Give the count of lines in the data that include the string "Convert", with no added remarks.

Records supplied:
>> begin

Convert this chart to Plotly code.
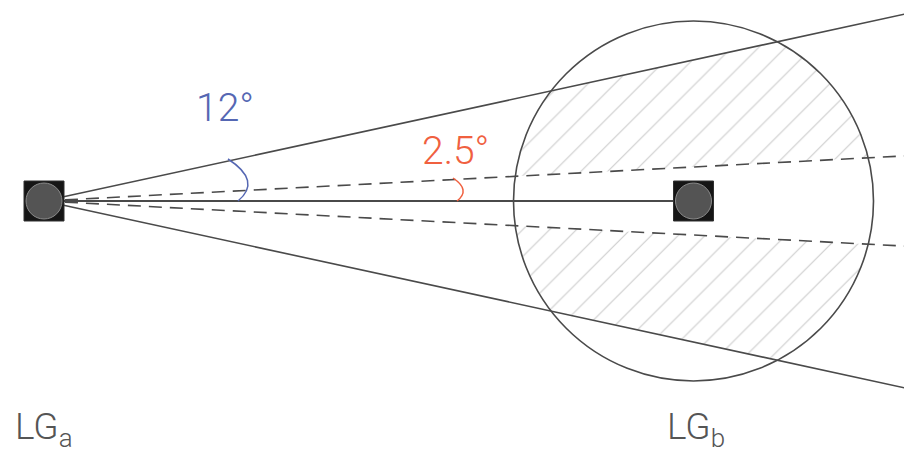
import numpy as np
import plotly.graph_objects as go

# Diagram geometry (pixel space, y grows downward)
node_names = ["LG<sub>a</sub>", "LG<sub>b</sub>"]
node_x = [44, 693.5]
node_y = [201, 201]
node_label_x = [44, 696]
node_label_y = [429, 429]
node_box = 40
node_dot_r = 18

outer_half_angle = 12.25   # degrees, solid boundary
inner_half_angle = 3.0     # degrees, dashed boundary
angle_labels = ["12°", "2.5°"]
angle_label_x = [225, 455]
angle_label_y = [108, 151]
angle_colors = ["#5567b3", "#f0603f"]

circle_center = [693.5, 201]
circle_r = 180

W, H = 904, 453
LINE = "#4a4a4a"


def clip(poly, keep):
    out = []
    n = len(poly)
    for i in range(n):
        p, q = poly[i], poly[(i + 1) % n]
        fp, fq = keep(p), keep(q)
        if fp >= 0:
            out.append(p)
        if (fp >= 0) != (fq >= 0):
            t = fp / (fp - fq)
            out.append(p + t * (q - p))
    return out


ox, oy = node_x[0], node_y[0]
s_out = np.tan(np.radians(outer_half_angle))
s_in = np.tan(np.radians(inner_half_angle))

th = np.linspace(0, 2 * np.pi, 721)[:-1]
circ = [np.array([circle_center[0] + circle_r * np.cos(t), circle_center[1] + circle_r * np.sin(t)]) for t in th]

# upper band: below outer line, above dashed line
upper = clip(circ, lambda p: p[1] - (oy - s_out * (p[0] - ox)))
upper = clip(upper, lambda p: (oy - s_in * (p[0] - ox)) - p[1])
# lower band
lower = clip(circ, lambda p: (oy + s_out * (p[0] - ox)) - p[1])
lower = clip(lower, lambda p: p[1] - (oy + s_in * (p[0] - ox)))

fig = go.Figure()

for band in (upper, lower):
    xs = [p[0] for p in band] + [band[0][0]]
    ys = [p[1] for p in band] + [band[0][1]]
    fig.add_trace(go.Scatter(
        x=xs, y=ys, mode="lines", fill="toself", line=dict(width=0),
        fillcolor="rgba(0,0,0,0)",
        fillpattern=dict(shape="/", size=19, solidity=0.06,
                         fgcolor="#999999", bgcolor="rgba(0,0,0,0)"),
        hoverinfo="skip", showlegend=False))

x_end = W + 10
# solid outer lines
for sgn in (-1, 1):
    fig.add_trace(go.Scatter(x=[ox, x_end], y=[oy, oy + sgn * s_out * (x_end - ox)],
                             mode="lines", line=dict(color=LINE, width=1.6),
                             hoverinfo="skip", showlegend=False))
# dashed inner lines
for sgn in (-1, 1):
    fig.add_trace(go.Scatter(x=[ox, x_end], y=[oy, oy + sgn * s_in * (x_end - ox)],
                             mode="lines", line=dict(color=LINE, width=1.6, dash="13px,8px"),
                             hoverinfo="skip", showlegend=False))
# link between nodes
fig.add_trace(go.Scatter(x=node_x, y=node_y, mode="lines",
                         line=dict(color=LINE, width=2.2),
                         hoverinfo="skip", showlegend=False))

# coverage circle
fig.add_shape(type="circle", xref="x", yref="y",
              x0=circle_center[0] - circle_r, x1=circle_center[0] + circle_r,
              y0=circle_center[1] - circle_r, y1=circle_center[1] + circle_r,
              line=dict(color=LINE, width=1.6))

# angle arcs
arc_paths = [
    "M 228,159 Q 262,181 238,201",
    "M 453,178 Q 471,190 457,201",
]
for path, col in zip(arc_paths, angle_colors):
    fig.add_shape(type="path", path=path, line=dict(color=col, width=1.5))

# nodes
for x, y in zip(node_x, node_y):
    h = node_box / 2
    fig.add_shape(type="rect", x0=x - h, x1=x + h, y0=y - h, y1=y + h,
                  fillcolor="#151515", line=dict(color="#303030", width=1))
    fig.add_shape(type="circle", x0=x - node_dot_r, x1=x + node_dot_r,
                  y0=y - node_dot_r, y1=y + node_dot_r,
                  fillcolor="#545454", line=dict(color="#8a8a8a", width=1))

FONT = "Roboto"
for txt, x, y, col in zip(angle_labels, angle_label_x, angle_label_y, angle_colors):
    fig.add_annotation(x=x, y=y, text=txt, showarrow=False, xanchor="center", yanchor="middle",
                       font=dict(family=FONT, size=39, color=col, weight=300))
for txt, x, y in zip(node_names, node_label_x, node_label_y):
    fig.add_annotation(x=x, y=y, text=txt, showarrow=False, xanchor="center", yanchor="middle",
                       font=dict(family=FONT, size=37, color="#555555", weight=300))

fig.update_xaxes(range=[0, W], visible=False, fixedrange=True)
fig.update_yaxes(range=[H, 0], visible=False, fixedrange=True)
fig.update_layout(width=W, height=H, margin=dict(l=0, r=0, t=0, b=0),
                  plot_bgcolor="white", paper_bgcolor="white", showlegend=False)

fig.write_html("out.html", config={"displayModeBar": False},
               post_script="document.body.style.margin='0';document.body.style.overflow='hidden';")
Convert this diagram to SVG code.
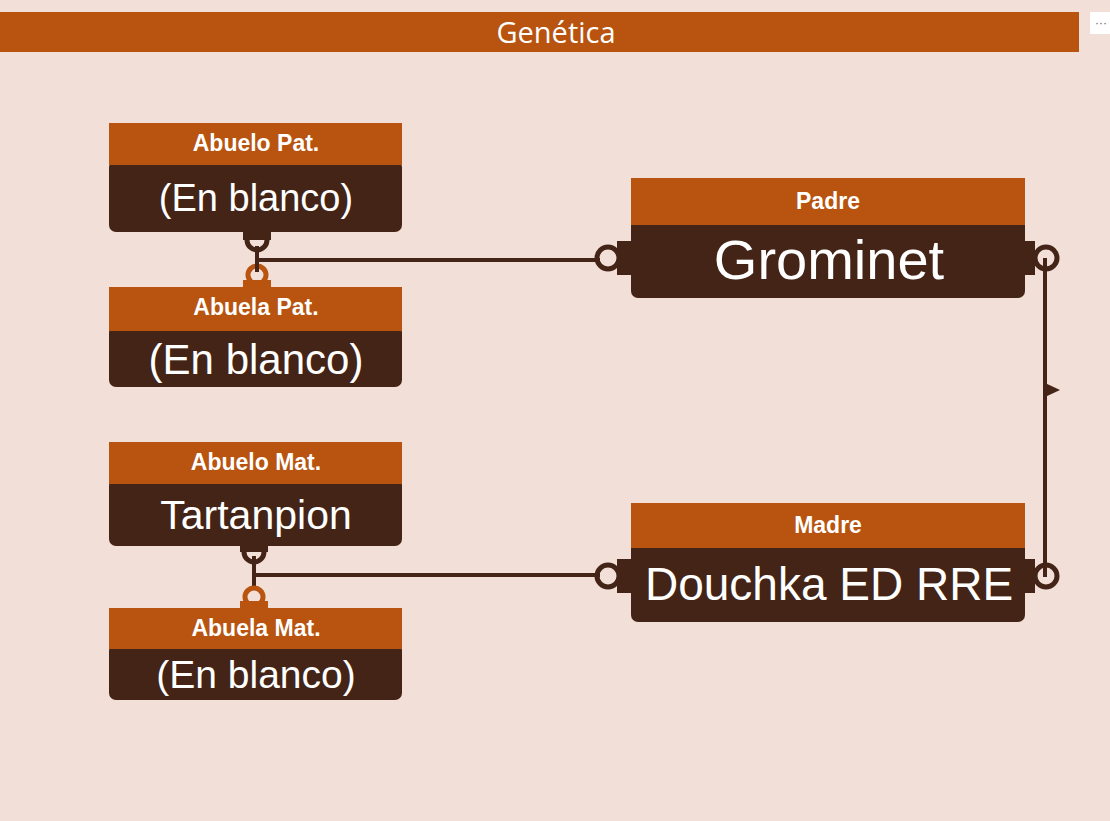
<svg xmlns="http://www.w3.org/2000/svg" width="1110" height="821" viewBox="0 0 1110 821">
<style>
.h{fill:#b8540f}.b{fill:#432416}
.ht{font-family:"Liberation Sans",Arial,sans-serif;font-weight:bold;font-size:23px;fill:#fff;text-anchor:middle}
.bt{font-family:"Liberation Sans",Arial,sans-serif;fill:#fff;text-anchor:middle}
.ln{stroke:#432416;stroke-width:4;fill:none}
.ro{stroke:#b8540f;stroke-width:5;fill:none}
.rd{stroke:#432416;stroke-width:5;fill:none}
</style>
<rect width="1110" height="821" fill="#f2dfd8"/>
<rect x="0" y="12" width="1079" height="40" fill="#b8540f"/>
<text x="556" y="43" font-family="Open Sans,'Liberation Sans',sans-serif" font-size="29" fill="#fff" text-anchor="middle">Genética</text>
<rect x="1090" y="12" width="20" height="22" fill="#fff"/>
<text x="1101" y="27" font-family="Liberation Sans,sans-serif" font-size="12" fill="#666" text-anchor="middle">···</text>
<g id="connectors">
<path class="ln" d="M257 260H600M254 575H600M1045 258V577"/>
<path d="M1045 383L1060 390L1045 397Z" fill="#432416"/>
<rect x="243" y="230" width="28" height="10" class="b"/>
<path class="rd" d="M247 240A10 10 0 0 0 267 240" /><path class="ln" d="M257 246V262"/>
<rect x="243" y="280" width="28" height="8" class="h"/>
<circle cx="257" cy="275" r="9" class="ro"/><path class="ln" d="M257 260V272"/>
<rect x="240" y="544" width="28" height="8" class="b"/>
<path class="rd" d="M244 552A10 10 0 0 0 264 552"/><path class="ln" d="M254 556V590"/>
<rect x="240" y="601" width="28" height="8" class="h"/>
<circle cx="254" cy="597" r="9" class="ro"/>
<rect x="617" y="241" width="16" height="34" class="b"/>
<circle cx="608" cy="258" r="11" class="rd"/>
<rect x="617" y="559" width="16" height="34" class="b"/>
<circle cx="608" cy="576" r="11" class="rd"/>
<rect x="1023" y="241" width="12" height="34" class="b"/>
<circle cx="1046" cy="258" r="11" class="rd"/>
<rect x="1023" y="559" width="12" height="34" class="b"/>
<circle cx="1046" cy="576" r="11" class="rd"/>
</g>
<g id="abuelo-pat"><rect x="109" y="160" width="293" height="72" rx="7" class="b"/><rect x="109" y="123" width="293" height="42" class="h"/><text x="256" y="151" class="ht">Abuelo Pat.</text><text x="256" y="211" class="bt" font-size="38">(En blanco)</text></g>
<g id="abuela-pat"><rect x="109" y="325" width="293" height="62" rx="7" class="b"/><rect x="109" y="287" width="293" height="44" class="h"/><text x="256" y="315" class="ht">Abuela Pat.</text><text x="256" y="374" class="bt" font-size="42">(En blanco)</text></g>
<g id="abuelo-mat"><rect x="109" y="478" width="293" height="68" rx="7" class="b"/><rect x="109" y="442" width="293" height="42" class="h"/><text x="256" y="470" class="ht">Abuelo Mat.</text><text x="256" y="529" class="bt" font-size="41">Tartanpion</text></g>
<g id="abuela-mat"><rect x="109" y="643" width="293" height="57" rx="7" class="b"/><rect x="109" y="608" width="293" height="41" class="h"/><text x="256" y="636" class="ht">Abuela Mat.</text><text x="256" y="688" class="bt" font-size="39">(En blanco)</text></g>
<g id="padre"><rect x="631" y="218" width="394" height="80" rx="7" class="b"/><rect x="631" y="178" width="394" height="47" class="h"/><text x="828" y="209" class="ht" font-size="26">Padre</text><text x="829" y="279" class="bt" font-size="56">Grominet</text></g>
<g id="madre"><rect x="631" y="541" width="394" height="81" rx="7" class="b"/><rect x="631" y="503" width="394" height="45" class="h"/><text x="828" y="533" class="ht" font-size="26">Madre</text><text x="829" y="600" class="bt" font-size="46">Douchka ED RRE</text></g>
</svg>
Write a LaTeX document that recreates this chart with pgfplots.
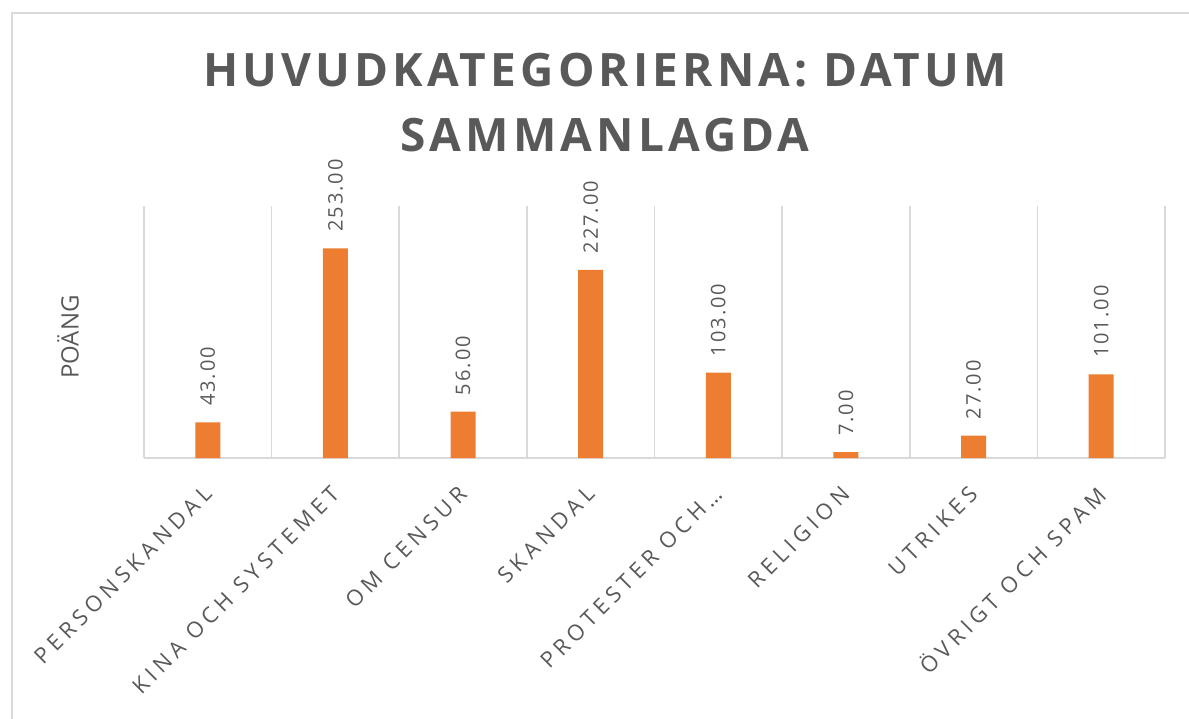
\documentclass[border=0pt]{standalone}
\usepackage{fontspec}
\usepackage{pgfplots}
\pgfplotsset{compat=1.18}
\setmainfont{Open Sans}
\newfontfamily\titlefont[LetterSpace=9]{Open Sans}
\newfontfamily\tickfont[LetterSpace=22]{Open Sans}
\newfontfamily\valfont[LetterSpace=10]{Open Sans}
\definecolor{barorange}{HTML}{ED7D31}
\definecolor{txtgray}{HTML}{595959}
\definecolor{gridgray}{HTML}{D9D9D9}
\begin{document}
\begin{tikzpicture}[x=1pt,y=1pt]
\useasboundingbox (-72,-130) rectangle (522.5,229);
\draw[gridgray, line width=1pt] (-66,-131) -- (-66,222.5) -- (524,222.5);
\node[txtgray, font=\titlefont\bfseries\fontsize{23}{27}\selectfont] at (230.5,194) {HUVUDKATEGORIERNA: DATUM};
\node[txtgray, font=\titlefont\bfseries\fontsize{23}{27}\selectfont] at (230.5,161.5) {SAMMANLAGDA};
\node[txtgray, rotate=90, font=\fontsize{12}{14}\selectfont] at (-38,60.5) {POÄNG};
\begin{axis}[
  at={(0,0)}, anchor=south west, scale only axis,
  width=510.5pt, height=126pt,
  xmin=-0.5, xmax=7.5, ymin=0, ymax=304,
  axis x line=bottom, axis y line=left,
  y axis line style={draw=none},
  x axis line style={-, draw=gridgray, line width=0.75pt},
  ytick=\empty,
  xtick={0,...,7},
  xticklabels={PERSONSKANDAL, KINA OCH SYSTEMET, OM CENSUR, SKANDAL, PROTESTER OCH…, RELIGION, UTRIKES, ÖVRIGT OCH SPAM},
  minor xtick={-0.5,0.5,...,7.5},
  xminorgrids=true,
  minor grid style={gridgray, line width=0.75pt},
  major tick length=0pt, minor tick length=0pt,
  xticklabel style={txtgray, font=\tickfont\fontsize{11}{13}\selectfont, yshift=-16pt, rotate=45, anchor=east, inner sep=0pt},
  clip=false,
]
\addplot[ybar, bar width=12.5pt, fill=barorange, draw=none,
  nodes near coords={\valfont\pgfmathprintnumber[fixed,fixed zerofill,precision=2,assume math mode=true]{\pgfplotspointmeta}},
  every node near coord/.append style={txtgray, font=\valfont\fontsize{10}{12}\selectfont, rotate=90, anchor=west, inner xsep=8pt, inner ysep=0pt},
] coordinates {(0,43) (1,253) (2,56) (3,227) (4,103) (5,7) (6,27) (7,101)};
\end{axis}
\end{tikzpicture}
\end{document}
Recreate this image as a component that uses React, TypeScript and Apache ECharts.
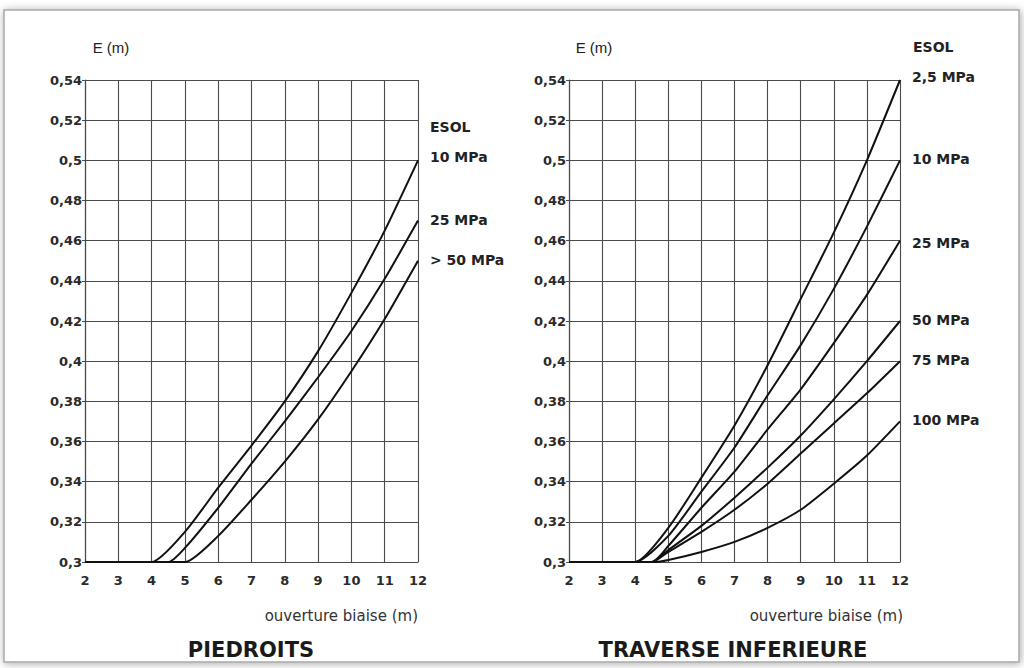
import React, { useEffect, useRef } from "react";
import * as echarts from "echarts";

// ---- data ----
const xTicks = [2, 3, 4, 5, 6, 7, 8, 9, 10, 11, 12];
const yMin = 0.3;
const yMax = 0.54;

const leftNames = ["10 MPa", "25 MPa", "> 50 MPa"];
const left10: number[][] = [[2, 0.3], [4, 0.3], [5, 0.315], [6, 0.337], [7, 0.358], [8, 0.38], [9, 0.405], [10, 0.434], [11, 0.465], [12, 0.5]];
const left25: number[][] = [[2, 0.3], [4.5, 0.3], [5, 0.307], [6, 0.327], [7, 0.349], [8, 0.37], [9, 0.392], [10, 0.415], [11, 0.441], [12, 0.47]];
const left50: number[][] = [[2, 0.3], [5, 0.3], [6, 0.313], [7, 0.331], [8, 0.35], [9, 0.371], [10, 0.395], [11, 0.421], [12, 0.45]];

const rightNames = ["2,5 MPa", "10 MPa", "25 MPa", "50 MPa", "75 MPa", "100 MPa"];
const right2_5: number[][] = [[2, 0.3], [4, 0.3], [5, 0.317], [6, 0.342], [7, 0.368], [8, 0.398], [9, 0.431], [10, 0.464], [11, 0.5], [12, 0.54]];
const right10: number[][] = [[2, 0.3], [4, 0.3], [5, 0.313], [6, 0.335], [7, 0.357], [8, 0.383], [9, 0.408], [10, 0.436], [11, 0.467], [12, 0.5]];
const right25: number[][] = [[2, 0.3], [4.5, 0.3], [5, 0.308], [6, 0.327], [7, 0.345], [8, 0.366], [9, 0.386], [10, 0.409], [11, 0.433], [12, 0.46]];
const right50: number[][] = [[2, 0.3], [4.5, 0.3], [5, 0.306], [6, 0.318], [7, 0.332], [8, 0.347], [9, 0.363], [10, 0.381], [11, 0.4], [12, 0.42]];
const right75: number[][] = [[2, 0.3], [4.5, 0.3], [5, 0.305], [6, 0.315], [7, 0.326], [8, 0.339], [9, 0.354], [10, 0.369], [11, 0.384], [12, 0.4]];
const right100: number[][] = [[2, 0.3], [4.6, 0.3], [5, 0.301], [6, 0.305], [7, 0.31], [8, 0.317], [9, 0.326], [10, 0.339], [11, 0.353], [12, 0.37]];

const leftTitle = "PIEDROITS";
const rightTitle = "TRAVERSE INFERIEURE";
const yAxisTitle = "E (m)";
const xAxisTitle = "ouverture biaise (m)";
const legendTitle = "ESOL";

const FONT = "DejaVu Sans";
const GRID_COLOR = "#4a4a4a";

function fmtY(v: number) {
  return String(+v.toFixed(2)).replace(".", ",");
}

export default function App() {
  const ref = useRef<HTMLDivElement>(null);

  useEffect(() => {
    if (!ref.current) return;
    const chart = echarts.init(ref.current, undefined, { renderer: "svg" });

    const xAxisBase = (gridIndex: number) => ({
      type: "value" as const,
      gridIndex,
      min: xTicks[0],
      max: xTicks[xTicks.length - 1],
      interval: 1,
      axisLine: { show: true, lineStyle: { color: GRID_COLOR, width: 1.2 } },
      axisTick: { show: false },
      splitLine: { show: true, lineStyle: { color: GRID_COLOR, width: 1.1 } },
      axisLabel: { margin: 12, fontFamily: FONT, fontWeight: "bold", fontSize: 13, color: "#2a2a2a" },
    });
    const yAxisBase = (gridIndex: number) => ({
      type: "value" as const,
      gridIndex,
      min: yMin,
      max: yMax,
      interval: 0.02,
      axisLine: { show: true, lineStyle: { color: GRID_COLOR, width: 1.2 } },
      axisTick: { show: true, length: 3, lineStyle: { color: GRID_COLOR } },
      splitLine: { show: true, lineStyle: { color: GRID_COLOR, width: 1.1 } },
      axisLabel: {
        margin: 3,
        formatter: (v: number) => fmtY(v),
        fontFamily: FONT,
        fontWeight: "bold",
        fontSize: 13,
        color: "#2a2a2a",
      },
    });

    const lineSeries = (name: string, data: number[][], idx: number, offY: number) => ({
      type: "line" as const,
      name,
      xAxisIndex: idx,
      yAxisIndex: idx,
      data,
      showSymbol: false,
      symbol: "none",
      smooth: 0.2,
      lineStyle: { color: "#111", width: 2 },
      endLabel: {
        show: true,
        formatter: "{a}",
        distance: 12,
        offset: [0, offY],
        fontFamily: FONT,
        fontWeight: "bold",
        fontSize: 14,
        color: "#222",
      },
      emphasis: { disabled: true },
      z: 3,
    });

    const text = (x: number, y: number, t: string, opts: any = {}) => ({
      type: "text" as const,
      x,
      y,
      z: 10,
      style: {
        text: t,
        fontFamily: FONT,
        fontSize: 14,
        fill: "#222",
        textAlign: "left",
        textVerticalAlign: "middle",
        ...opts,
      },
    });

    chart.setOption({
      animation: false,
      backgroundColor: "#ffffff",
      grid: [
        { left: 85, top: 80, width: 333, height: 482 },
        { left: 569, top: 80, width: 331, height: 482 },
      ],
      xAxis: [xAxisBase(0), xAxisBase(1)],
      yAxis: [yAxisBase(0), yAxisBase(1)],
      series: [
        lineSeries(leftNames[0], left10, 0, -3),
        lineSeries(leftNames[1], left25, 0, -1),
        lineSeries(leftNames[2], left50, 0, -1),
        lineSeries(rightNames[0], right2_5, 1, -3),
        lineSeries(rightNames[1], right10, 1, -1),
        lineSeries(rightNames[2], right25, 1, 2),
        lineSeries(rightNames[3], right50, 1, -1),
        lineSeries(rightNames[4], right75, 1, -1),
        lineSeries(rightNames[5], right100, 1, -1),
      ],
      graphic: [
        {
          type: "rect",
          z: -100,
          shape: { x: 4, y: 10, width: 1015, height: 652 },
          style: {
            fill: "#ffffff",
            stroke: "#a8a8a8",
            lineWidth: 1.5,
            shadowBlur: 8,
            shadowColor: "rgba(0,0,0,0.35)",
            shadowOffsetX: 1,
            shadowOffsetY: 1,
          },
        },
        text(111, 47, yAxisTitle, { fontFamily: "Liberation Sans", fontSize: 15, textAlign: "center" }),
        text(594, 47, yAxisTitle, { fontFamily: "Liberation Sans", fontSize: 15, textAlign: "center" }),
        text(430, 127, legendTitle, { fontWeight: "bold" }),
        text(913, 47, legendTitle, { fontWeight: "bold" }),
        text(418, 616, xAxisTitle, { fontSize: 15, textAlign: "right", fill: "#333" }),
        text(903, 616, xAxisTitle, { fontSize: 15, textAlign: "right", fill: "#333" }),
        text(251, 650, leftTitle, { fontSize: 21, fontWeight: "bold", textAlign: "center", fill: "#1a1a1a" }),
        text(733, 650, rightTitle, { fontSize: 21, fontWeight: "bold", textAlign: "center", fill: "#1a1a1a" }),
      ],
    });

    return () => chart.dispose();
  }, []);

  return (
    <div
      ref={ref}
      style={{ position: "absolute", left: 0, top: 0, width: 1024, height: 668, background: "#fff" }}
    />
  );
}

>> end

Complete output: 2